Can't wait til spring....


----------



## JRE (Jan 15, 2009)

awsome bike.It should have a rear drop stand on it.


----------



## JRE (Jan 15, 2009)

I've got a colson drop stand and truss rods wth the bracket I'd sell.


----------



## HIGGINSFOREVER (Jan 15, 2009)

*Colson Drop Stand*

Yes, You Can Tell By The Placement Of The Two Reflectors,the Holes Were For The Drop Stand Hanger.


----------



## danilo1219 (Jan 15, 2009)

*My Colson 1941*

Hey , very nice bike ... I have one simiar to this one please see pic attached.  Mine had the dropstand.


----------



## hzqw2l (Jan 15, 2009)

*Nice Bike*



danilo1219 said:


> Hey , very nice bike ... I have one simiar to this one please see pic attached.  Mine had the dropstand.




Excellent looking bicycle.  Do you have before pictures to share?

I have a drop stand on a girls Colson. I'll probably swap it out as soon as the weather warms up here.

Now I'm tempted to do my bike


----------



## Aeropsycho (Jan 16, 2009)

*Maybe...*

Don't jump to a conclusion...!!! a miller stand would be correct rear drop stands were kind of old by then... check the rear stays for missing paint and wear the stand ears/stoppers usually are mushroomed on the edge and bolts usually remove paint alot of bikes were rear stand ready with holes in the fender but maybe they had the shop remove it before they rode it...

I have this exact bike but a Highway Patrol different paint... your bike is a excellent example of a original unmolested bike...

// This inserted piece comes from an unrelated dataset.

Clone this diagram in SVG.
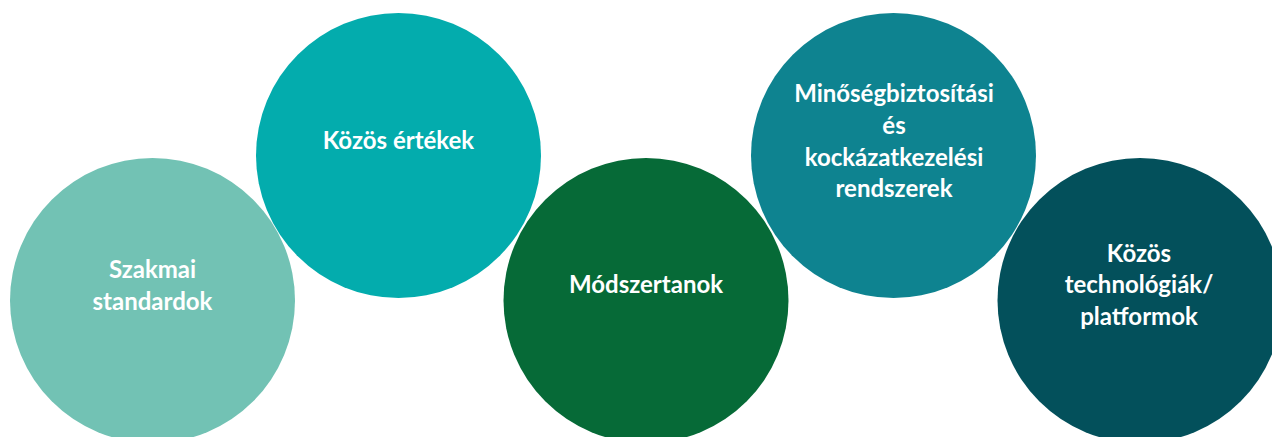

DON'T SELL IT!!!!    RIDE IT!!!!:eek:

Great pictures !!!

J A M I E


----------



## hzqw2l (Jan 16, 2009)

*Pictures of your bike?*



Aeropsycho said:


> DON'T SELL IT!!!!    RIDE IT!!!!:eek:
> 
> Great pictures !!!
> 
> J A M I E





No plans on selling it and I plan on riding it as soon as spring allows.  

It was -10 here today.

Any pictures of your bike posted anywhere?


----------



## Aeropsycho (Jan 16, 2009)

*Pics...un uh*

No but someday, I will dazzle everyone with my bike pics as for now I need a shovel to get to them... Damb hoarding disorder 

Yours is waaaay perfect I pieced mine together it took me 3 years to find that chain guard!!!

J A M I E


----------



## hzqw2l (Jan 16, 2009)

Aeropsycho said:


> Don't jump to a conclusion...!!! a miller stand would be correct rear drop stands were kind of old by then... check the rear stays for missing paint and wear the stand ears/stoppers usually are mushroomed on the edge and bolts usually remove paint alot of bikes were rear stand ready with holes in the fender but maybe they had the shop remove it before they rode it...
> 
> J A M I E




BTW, I looked really closely today and there is no paint scraped or bare metal anywhere around the tripod mount.  I don't think there ever was one on this bike.

Thanks Again.


----------



## balloontirecruiser (Jan 17, 2009)

Wow, awesome find! I had that same bike with a later, ugly guard. I recently sold mine, and would love to find a really nice complete original one again when I have the space.


----------